Los cambios en la masculinidad, observables en las distintas generaciones de los hombres de Jiquipilco el viejo se asoman como atisbos apenas identificables. Hoy día varios jóvenes cuestionan varios elementos de la masculinidad de sus padres. Estos jóvenes son blanco de la violencia estructural, la falta de oportunidades escolares y de trabajo, y viven la crudeza de la descomposición del Estado en su municipio y en otros a los que salen a trabajar. Zoé (19 años), seudónimo de un joven con secundaria trunca, en alusión a conocida banda de rock, ha viajado a otros estados a vender globos, en una ocasión fue levantado por grupos del crimen organizado, vivió para contarlo, por mencionar uno de los diferentes contextos en los que las nuevas generaciones viven y ejercen su masculinidad.

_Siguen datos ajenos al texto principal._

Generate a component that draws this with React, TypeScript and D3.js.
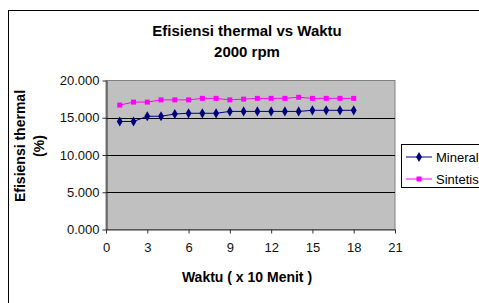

En Jiquipilco el viejo la masculinidad presenta algunos cambios, pero también continuidades, y en esa modificación y pervivencia de la estructura se puede identificar la masculinidad de un pueblo indígena en el marco de la complejidad cultural y de clase y de etnia de un país como México. La masculinidad en Jiquipilco se cruza con otras desigualdades sociales, como la marginación, la pobreza, la discriminación, la interacción con otras masculinidades, urbanas o de otras clases sociales. El análisis de la masculinidad de los pueblos indígenas tiene que considerar esta amplia complejidad para tener cuadros más completos del ser hombre en México.